Common Beginner Mistakes
These are the things that trip people up in the first week:
- Starting over instead of iterating. Don't close the conversation and start fresh when you get a bad response. Claude has full context of everything you've said. Just say "not quite — here's what I actually want" and keep going.
- Asking too many things at once. "Summarize this, then analyze it, then write a response, then give me 5 alternatives" — this usually produces mediocre results for everything. Break it into steps.
- Not specifying the audience. "Explain this to a non-technical person" and "explain this to a senior engineer" produce very different responses. Tell Claude who it's writing for.
- Treating refusals as failures. If Claude pushes back on something, it's usually worth paying attention to. It's not always right, but it's often catching something.
Day 1 Summary
- Claude excels at long documents, careful analysis, and nuanced writing. Use ChatGPT when you need images, web search, or plugins.

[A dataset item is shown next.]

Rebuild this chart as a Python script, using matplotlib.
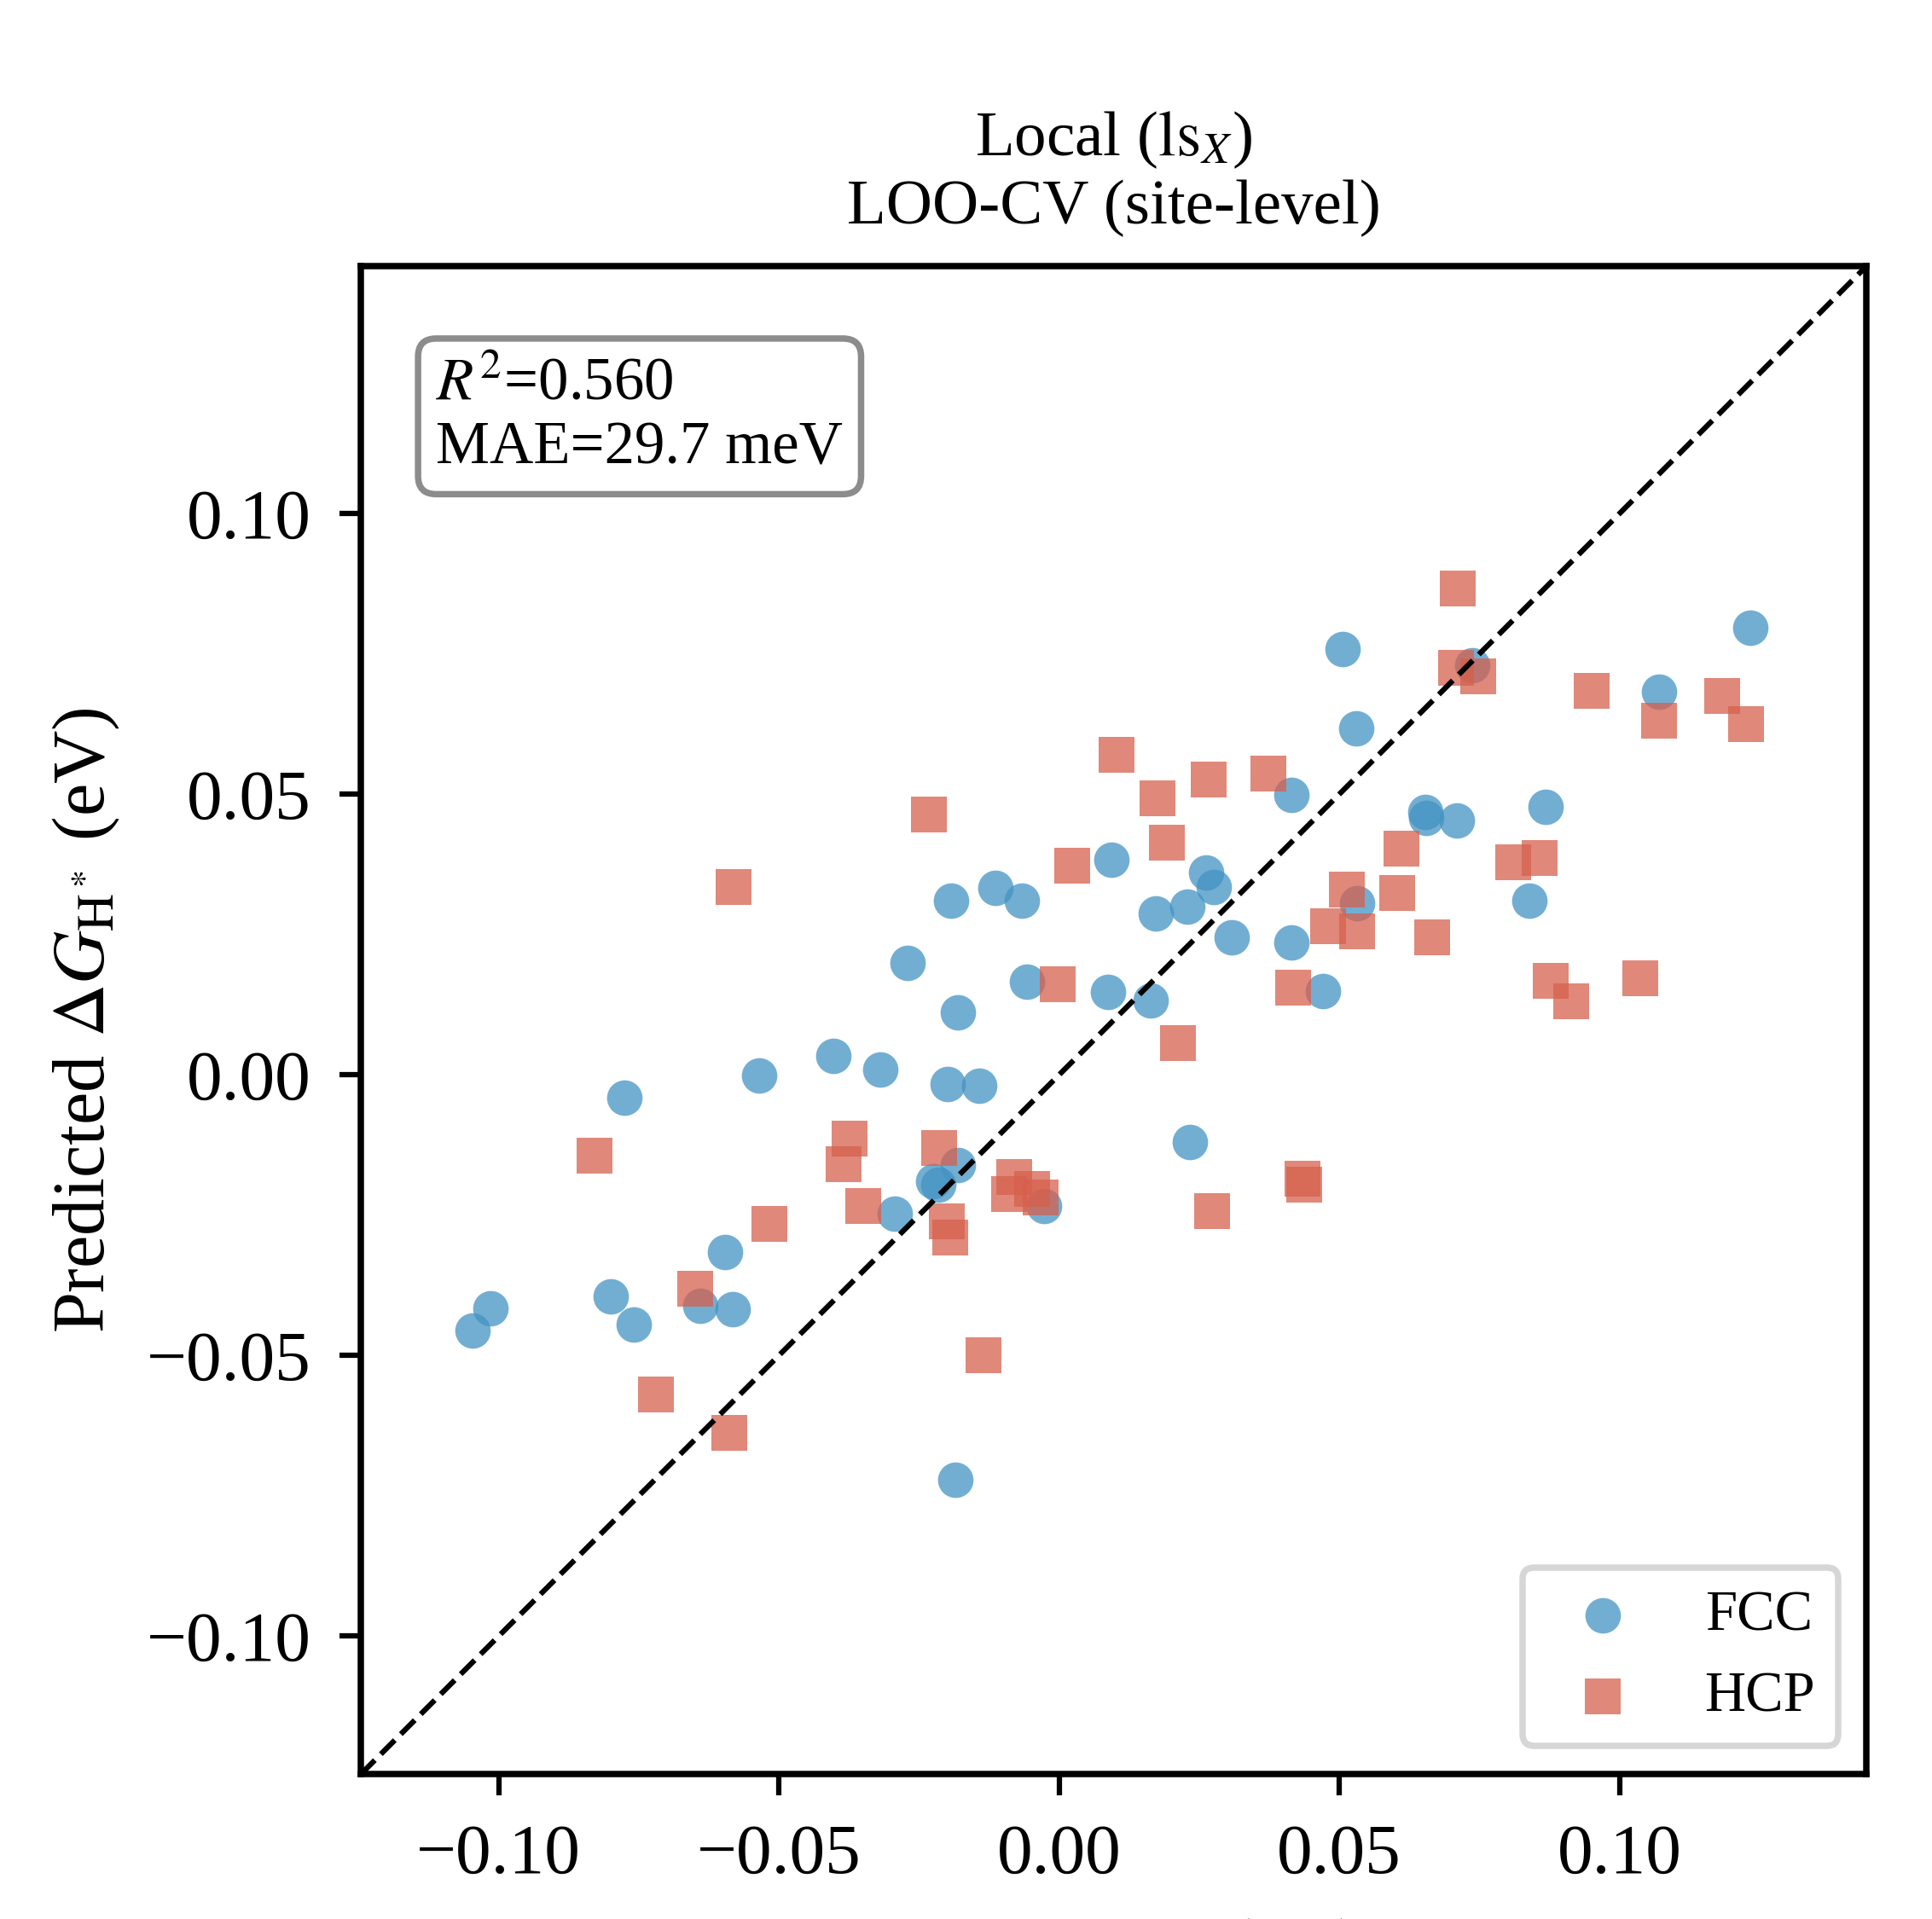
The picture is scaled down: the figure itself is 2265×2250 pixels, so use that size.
import numpy as np
import matplotlib
matplotlib.use("Agg")
import matplotlib.pyplot as plt

plt.rcParams['font.family'] = ['Liberation Serif', 'DejaVu Serif']
plt.rcParams['mathtext.fontset'] = 'stix'

# ---------------- data ----------------
fcc_true = [-0.1046, -0.1015, -0.0776, -0.0800, -0.0759, -0.0535, -0.0596, -0.0640,
            -0.0583, -0.0403, -0.0319, -0.0271, -0.0293, -0.0225, -0.0215, -0.0181,
            -0.0192, -0.0181, -0.0199, -0.0142, -0.0185, -0.0113, -0.0067, -0.0058,
            -0.0027, 0.0087, 0.0093, 0.0164, 0.0172, 0.0229, 0.0234, 0.0262,
            0.0276, 0.0308, 0.0414, 0.0414, 0.0471, 0.0506, 0.0530, 0.0532,
            0.0653, 0.0655, 0.0710, 0.0737, 0.0840, 0.0868, 0.1070, 0.1233]
fcc_pred = [-0.0456, -0.0416, -0.0041, -0.0394, -0.0445, -0.0001, -0.0315, -0.0412,
            -0.0418, 0.0034, 0.0010, 0.0199, -0.0247, -0.0190, -0.0195, -0.0160,
            0.0311, 0.0111, -0.0016, -0.0019, -0.0721, 0.0333, 0.0311, 0.0166,
            -0.0233, 0.0148, 0.0383, 0.0133, 0.0287, 0.0300, -0.0120, 0.0361,
            0.0335, 0.0245, 0.0499, 0.0236, 0.0150, 0.0759, 0.0618, 0.0306,
            0.0469, 0.0458, 0.0453, 0.0730, 0.0311, 0.0478, 0.0682, 0.0796]

hcp_true = [-0.0829, -0.0719, -0.0649, -0.0589, -0.0581, -0.0517, -0.0385, -0.0374,
            -0.0350, -0.0232, -0.0214, -0.0201, -0.0194, -0.0135, -0.0080, -0.0089,
            -0.0048, -0.0033, -0.0003, 0.0023, 0.0102, 0.0175, 0.0192, 0.0212,
            0.0267, 0.0273, 0.0374, 0.0418, 0.0434, 0.0438, 0.0480, 0.0513,
            0.0532, 0.0603, 0.0611, 0.0666, 0.0712, 0.0708, 0.0748, 0.0811,
            0.0857, 0.0877, 0.0914, 0.0950, 0.1037, 0.1070, 0.1184, 0.1226]
hcp_pred = [-0.0144, -0.0570, -0.0381, -0.0638, 0.0335, -0.0265, -0.0159, -0.0113,
            -0.0234, 0.0464, -0.0131, -0.0261, -0.0290, -0.0499, -0.0182, -0.0212,
            -0.0203, -0.0218, 0.0161, 0.0372, 0.0570, 0.0493, 0.0414, 0.0056,
            0.0526, -0.0243, 0.0537, 0.0155, -0.0185, -0.0195, 0.0265, 0.0330,
            0.0256, 0.0324, 0.0403, 0.0245, 0.0866, 0.0726, 0.0710, 0.0379,
            0.0387, 0.0168, 0.0131, 0.0684, 0.0172, 0.0631, 0.0675, 0.0625]

groups = ["FCC", "HCP"]
colors = ["#4393c3", "#d6604d"]
markers = ["o", "s"]
ticks = [-0.10, -0.05, 0.00, 0.05, 0.10]
lims = (-0.1246, 0.1441)
r2_text = r"$R^2$=0.560" + "\n" + "MAE=29.7 meV"
title = "Local ($\\mathrm{ls}_X$)\nLOO-CV (site-level)"
xlabel = r"DFT $\Delta G_{\mathrm{H}^*}$ (eV)"
ylabel = r"Predicted $\Delta G_{\mathrm{H}^*}$ (eV)"

# ---------------- plot ----------------
fig = plt.figure(figsize=(2265 / 300, 2250 / 300), dpi=300)
ax = fig.add_axes([0.1868, 0.0755, 0.7793, 0.7858])

series = [(fcc_true, fcc_pred), (hcp_true, hcp_pred)]
for (xt, yp), g, c, m in zip(series, groups, colors, markers):
    ax.scatter(xt, yp, s=100, c=c, marker=m, alpha=0.75, linewidths=0, label=g)

ax.plot(lims, lims, "k--", lw=1.5, zorder=3)
ax.set_xlim(lims)
ax.set_ylim(lims)
ax.set_xticks(ticks)
ax.set_yticks(ticks)
ax.tick_params(labelsize=20, length=6, width=1.5, pad=8)
for sp in ax.spines.values():
    sp.set_linewidth(1.8)

ax.set_xlabel(xlabel, fontsize=21, labelpad=8)
ax.set_ylabel(ylabel, fontsize=20.7, labelpad=7)
ax.set_title(title, fontsize=18, pad=12)

ax.text(0.05, 0.94, r2_text, transform=ax.transAxes, fontsize=17,
        va="top", ha="left",
        bbox=dict(boxstyle="round,pad=0.3", fc="white", ec="0.55", lw=1.8))

leg = ax.legend(loc="lower right", fontsize=16)
leg.get_frame().set_linewidth(1.8)

fig.savefig("out.png", dpi=300)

- Every good prompt has four parts: Role, Context, Task, Format. You don't always need all four, but knowing them makes every prompt better.
- Iterate in the same conversation — Claude remembers everything you've told it.
- Ask Claude to explain its choices. That's how you actually improve your prompting.
Challenge
Pick one prompt you've been getting bad results from — in Claude, ChatGPT, anywhere. Rewrite it using the four-part framework. If the old prompt was one sentence, make the new one a proper paragraph. Post your before/after to whatever community you're part of. You'll be surprised by the improvement.